YOUR GOAL: Please print exactly the lines below, from the start of the material up to and including the line with "46.42, 48.94, 49.46];", but none of the pictures.

MATERIAL PROVIDED:
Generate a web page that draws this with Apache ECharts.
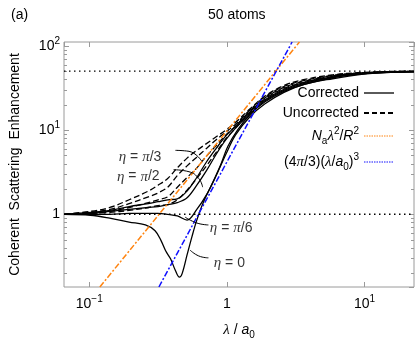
<!DOCTYPE html>
<html>
<head>
<meta charset="utf-8">
<script src="https://cdn.jsdelivr.net/npm/echarts@6/dist/echarts.min.js"></script>
<style>
  html, body { margin: 0; padding: 0; background: #fff; }
  #chart { width: 420px; height: 345px; }
</style>
</head>
<body>
<div id="chart"></div>
<script>
// λ / a0 sample points shared by most η curves
const lam = [0.066, 0.102, 0.141, 0.195, 0.269, 0.316, 0.372, 0.437, 0.514, 0.605, 0.711, 0.837, 0.984, 1.157, 1.476, 1.883, 2.6, 3.6, 5.86, 9.53, 15.5, 22.9];

// corrected (solid)
const corrPi6 = [1.0, 1.0, 1.0, 1.027, 1.027, 1.027, 1.0, 0.955, 0.853, 1.142, 1.698, 2.883, 5.161, 8.758, 14.49, 20.43, 28.07, 34.69, 40.66, 45.8, 48.3, 49.2];
const corrPi2 = [1.0, 1.027, 1.083, 1.142, 1.204, 1.236, 1.303, 1.374, 1.568, 2.212, 3.29, 5.161, 7.676, 10.54, 15.68, 22.12, 29.6, 35.62, 42.31, 46.42, 48.68, 49.33];
const corrPi3 = [1.0, 1.054, 1.112, 1.236, 1.338, 1.411, 1.487, 1.527, 1.887, 2.734, 4.176, 6.047, 8.531, 11.12, 16.54, 22.71, 30.39, 36.58, 42.87, 47.03, 48.94, 49.46];

// η = 0 has its own sampling because of the dip
const lamEta0 = [0.066, 0.102, 0.141, 0.195, 0.256, 0.301, 0.332, 0.36, 0.39, 0.423, 0.452, 0.474, 0.514, 0.558, 0.605, 0.678, 0.797, 0.907, 1.016, 1.195, 1.476, 1.883, 2.6, 3.6, 5.86, 9.53, 15.5, 22.9];
const corrEta0 = [1.0, 0.974, 0.899, 0.809, 0.747, 0.638, 0.49, 0.366, 0.296, 0.215, 0.179, 0.199, 0.329, 0.544, 0.853, 1.411, 2.46, 3.961, 6.376, 10.0, 15.27, 21.54, 28.83, 34.69, 41.75, 46.42, 48.94, 49.46];

// uncorrected (dashed)
const uncorrA = [1.0, 1.083, 1.204, 1.487, 1.887, 2.212, 2.663, 3.562, 4.642, 5.737, 6.904, 8.308, 10.0, 12.36, 17.9, 25.25, 33.79, 39.6, 45.2, 48.3, 49.59, 49.98];
const uncorrB = [1.0, 1.054, 1.142, 1.338, 1.61, 1.79, 2.098, 2.883, 3.756, 4.766, 6.047, 7.676, 9.485, 11.72, 17.43, 24.59, 32.9, 38.57, 44.61, 47.66, 49.33, 49.85];
const uncorrC = [1.0, 1.027, 1.083, 1.204, 1.374, 1.487, 1.61, 2.098, 2.734, 3.562, 4.894, 6.548, 8.758, 11.12, 16.98, 23.95, 32.04, 37.56, 44.02, 47.66, 49.2, 49.72];
const uncorrD = [1.0, 1.027, 1.054, 1.112, 1.204, 1.269, 1.303, 1.487, 1.938, 2.663, 3.756, 5.44, 7.882, 10.54, 16.1, 23.32, 31.21, 36.58, 43.44, 47.03, 48.94, 49.59];

// straight reference lines (end points)
const naX = [0.1195, 3.37];
const naY = [0.137, 111];
const volX = [0.321, 2.98];
const volY = [0.137, 111];

// axis ranges
const xMin = 0.0656, xMax = 22.9;
const yMin = 0.137, yMax = 111;
const yMinorTicks = [0.2, 0.3, 0.4, 0.5, 0.6, 0.7, 0.8, 0.9, 2, 3, 4, 5, 6, 7, 8, 9, 20, 30, 40, 50, 60, 70, 80, 90];

// annotation labels and leader lines
const annText = ['{gr|η}{n| = }{gr|π}{n|/3}', '{gr|η}{n| = }{gr|π}{n|/2}', '{gr|η}{n| = }{gr|π}{n|/6}', '{gr|η}{n| = 0}'];
const annX = [0.34, 0.33, 0.74, 0.79];
const annY = [4.8, 2.8, 0.69, 0.266];
const annSide = ['left', 'left', 'right', 'right'];
const leaders = [
  [[0.423, 5.74], [0.531, 5.59], [0.656, 4.29]],
  [[0.41, 3.38], [0.531, 3.2], [0.625, 2.66], [0.667, 2.1]],
  [[0.735, 0.747], [0.605, 0.788], [0.498, 0.924]],
  [[0.735, 0.304], [0.625, 0.32], [0.54, 0.376]]
];

const FONT = '"Liberation Sans", Arial, sans-serif';
const SERIF = '"Liberation Serif", "DejaVu Serif", serif';

const rich = {
  n: { fontFamily: FONT, fontSize: 14, lineHeight: 20, color: '#000' },
  it: { fontFamily: FONT, fontSize: 14, lineHeight: 20, fontStyle: 'italic', color: '#000' },
  gr: { fontFamily: SERIF, fontSize: 15, lineHeight: 20, fontStyle: 'italic', color: '#000' },
  sup: { fontFamily: FONT, fontSize: 10, lineHeight: 12, verticalAlign: 'top', color: '#000' },
  sub: { fontFamily: FONT, fontSize: 10, lineHeight: 12, verticalAlign: 'bottom', color: '#000' }
};

const legendLabels = {
  'Corrected': '{n|Corrected}',
  'Uncorrected': '{n|Uncorrected}',
  'Na': '{it|N}{sub|a}{gr|λ}{sup|2}{n|/}{it|R}{sup|2}',
  'Vol': '{n|(4}{gr|π}{n|/3)(}{gr|λ}{n|/}{it|a}{sub|0}{n|)}{sup|3}'
};

// 10^k tick labels
const powLabel = (v) => {
  const k = Math.round(Math.log10(v));
  if (Math.abs(Math.log10(v) - k) > 1e-6) return '';
  if (k === 0) return '{n|1}';
  return '{n|10}{sup|' + (k < 0 ? '\u2212' + (-k) : k) + '}';
};

const pairs = (xs, ys) => xs.map((x, i) => [x, ys[i]]);

const solid = (data) => ({
  name: 'Corrected', type: 'line', data, symbol: 'none', smooth: 0.35,
  lineStyle: { color: '#000', width: 1.3 }, itemStyle: { color: '#000' }, z: 3
});
const dashed = (data) => ({
  name: 'Uncorrected', type: 'line', data, symbol: 'none', smooth: 0.35,
  lineStyle: { color: '#000', width: 1.3, type: [6, 3] }, itemStyle: { color: '#000' }, z: 3
});

const series = [
  // dotted guides at 1 and 50
  { type: 'line', data: [[xMin, 1], [xMax, 1]], symbol: 'none', silent: true,
    lineStyle: { color: '#000', width: 1.4, type: [1.5, 3.5] }, z: 2 },
  { type: 'line', data: [[xMin, 50], [xMax, 50]], symbol: 'none', silent: true,
    lineStyle: { color: '#000', width: 1.4, type: [1.5, 3.5] }, z: 2 },

  dashed(pairs(lam, uncorrA)),
  dashed(pairs(lam, uncorrB)),
  dashed(pairs(lam, uncorrC)),
  dashed(pairs(lam, uncorrD)),
  solid(pairs(lam, corrPi3)),
  solid(pairs(lam, corrPi2)),
  solid(pairs(lam, corrPi6)),
  solid(pairs(lamEta0, corrEta0)),

  { name: 'Na', type: 'line', data: pairs(naX, naY), symbol: 'none',
    lineStyle: { color: '#ff8410', width: 1.5, type: [6, 2, 2, 2] }, itemStyle: { color: '#ff8410' }, z: 4 },
  { name: 'Vol', type: 'line', data: pairs(volX, volY), symbol: 'none',
    lineStyle: { color: '#1010ff', width: 1.5, type: [6, 2, 2, 2] }, itemStyle: { color: '#1010ff' }, z: 4 },

  // leader lines for the η labels
  ...leaders.map(l => ({
    type: 'line', data: l, symbol: 'none', smooth: 0.5, silent: true,
    lineStyle: { color: '#000', width: 1 }, z: 5
  })),

  // η labels
  {
    type: 'scatter', symbolSize: 0, silent: true, z: 6,
    data: annX.map((x, i) => ({
      value: [x, annY[i]],
      label: { show: true, position: annSide[i], distance: 1, formatter: annText[i], rich }
    }))
  },

  // minor ticks on left and right borders
  {
    type: 'custom', silent: true, z: 1,
    data: yMinorTicks.map(v => [1, v]),
    renderItem: (params, api) => {
      const cs = params.coordSys;
      const y = Math.round(api.coord([1, api.value(1)])[1]) + 0.5;
      const st = { stroke: '#9a9a9a', lineWidth: 1 };
      return {
        type: 'group', children: [
          { type: 'line', shape: { x1: cs.x, y1: y, x2: cs.x + 3, y2: y }, style: st },
          { type: 'line', shape: { x1: cs.x + cs.width - 3, y1: y, x2: cs.x + cs.width, y2: y }, style: st }
        ]
      };
    }
  }
];

const tickStyle = { show: true, inside: true, length: 5, lineStyle: { color: '#9a9a9a', width: 1 } };
const noSymbol = { opacity: 0, borderWidth: 0 };

const option = {
  animation: false,
  backgroundColor: '#fff',
  textStyle: { fontFamily: FONT },
  title: [
    { text: '(a)', left: 6, top: 3, textStyle: { fontFamily: FONT, fontSize: 14, fontWeight: 'normal', color: '#000' } },
    { text: '50 atoms', left: 203, top: 3, textStyle: { fontFamily: FONT, fontSize: 14, fontWeight: 'normal', color: '#000' } }
  ],
  grid: { left: 53, right: 6, top: 42, bottom: 50, show: true, borderColor: '#9a9a9a', borderWidth: 1, backgroundColor: 'transparent' },
  legend: {
    orient: 'vertical', right: 20, top: 81, align: 'right',
    itemWidth: 30, itemHeight: 10, itemGap: 6,
    selectedMode: false,
    textStyle: { fontFamily: FONT, fontSize: 14, color: '#000', rich },
    formatter: (name) => legendLabels[name],
    data: [
      { name: 'Corrected', lineStyle: { width: 1.3 }, itemStyle: noSymbol },
      { name: 'Uncorrected', lineStyle: { width: 2, type: [5, 3] }, itemStyle: noSymbol },
      { name: 'Na', lineStyle: { width: 1, type: [1.5, 1] }, itemStyle: noSymbol },
      { name: 'Vol', lineStyle: { width: 1, type: [1.5, 1] }, itemStyle: noSymbol }
    ]
  },
  xAxis: [
    {
      type: 'log', min: xMin, max: xMax, logBase: 10,
      axisLine: { show: false }, axisTick: tickStyle, splitLine: { show: false },
      axisLabel: { margin: 7, formatter: powLabel, rich, showMinLabel: false, showMaxLabel: false },
      name: '{gr|λ}{n| / }{it|a}{sub|0}', nameLocation: 'middle', nameGap: 33,
      nameTextStyle: { rich }
    },
    {
      type: 'log', position: 'top', min: xMin, max: xMax, logBase: 10,
      axisLine: { show: false }, axisTick: tickStyle, splitLine: { show: false }, axisLabel: { show: false }
    }
  ],
  yAxis: [
    {
      type: 'log', min: yMin, max: yMax, logBase: 10,
      axisLine: { show: false }, axisTick: tickStyle, splitLine: { show: false },
      axisLabel: { margin: 4, formatter: powLabel, rich, showMinLabel: false, showMaxLabel: false },
      name: 'Coherent  Scattering  Enhancement', nameLocation: 'middle', nameGap: 42, nameRotate: 90,
      nameTextStyle: { fontFamily: FONT, fontSize: 14, color: '#000' }
    },
    {
      type: 'log', position: 'right', min: yMin, max: yMax, logBase: 10,
      axisLine: { show: false }, axisTick: tickStyle, splitLine: { show: false }, axisLabel: { show: false }
    }
  ],
  series
};

const chart = echarts.init(document.getElementById('chart'), null, { renderer: 'canvas' });
chart.setOption(option);
</script>
</body>
</html>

REPLY TO THE TASK:
Generate a web page that draws this with Apache ECharts.
<!DOCTYPE html>
<html>
<head>
<meta charset="utf-8">
<script src="https://cdn.jsdelivr.net/npm/echarts@6/dist/echarts.min.js"></script>
<style>
  html, body { margin: 0; padding: 0; background: #fff; }
  #chart { width: 420px; height: 345px; }
</style>
</head>
<body>
<div id="chart"></div>
<script>
// λ / a0 sample points shared by most η curves
const lam = [0.066, 0.102, 0.141, 0.195, 0.269, 0.316, 0.372, 0.437, 0.514, 0.605, 0.711, 0.837, 0.984, 1.157, 1.476, 1.883, 2.6, 3.6, 5.86, 9.53, 15.5, 22.9];

// corrected (solid)
const corrPi6 = [1.0, 1.0, 1.0, 1.027, 1.027, 1.027, 1.0, 0.955, 0.853, 1.142, 1.698, 2.883, 5.161, 8.758, 14.49, 20.43, 28.07, 34.69, 40.66, 45.8, 48.3, 49.2];
const corrPi2 = [1.0, 1.027, 1.083, 1.142, 1.204, 1.236, 1.303, 1.374, 1.568, 2.212, 3.29, 5.161, 7.676, 10.54, 15.68, 22.12, 29.6, 35.62, 42.31, 46.42, 48.68, 49.33];
const corrPi3 = [1.0, 1.054, 1.112, 1.236, 1.338, 1.411, 1.487, 1.527, 1.887, 2.734, 4.176, 6.047, 8.531, 11.12, 16.54, 22.71, 30.39, 36.58, 42.87, 47.03, 48.94, 49.46];

// η = 0 has its own sampling because of the dip
const lamEta0 = [0.066, 0.102, 0.141, 0.195, 0.256, 0.301, 0.332, 0.36, 0.39, 0.423, 0.452, 0.474, 0.514, 0.558, 0.605, 0.678, 0.797, 0.907, 1.016, 1.195, 1.476, 1.883, 2.6, 3.6, 5.86, 9.53, 15.5, 22.9];
const corrEta0 = [1.0, 0.974, 0.899, 0.809, 0.747, 0.638, 0.49, 0.366, 0.296, 0.215, 0.179, 0.199, 0.329, 0.544, 0.853, 1.411, 2.46, 3.961, 6.376, 10.0, 15.27, 21.54, 28.83, 34.69, 41.75, 46.42, 48.94, 49.46];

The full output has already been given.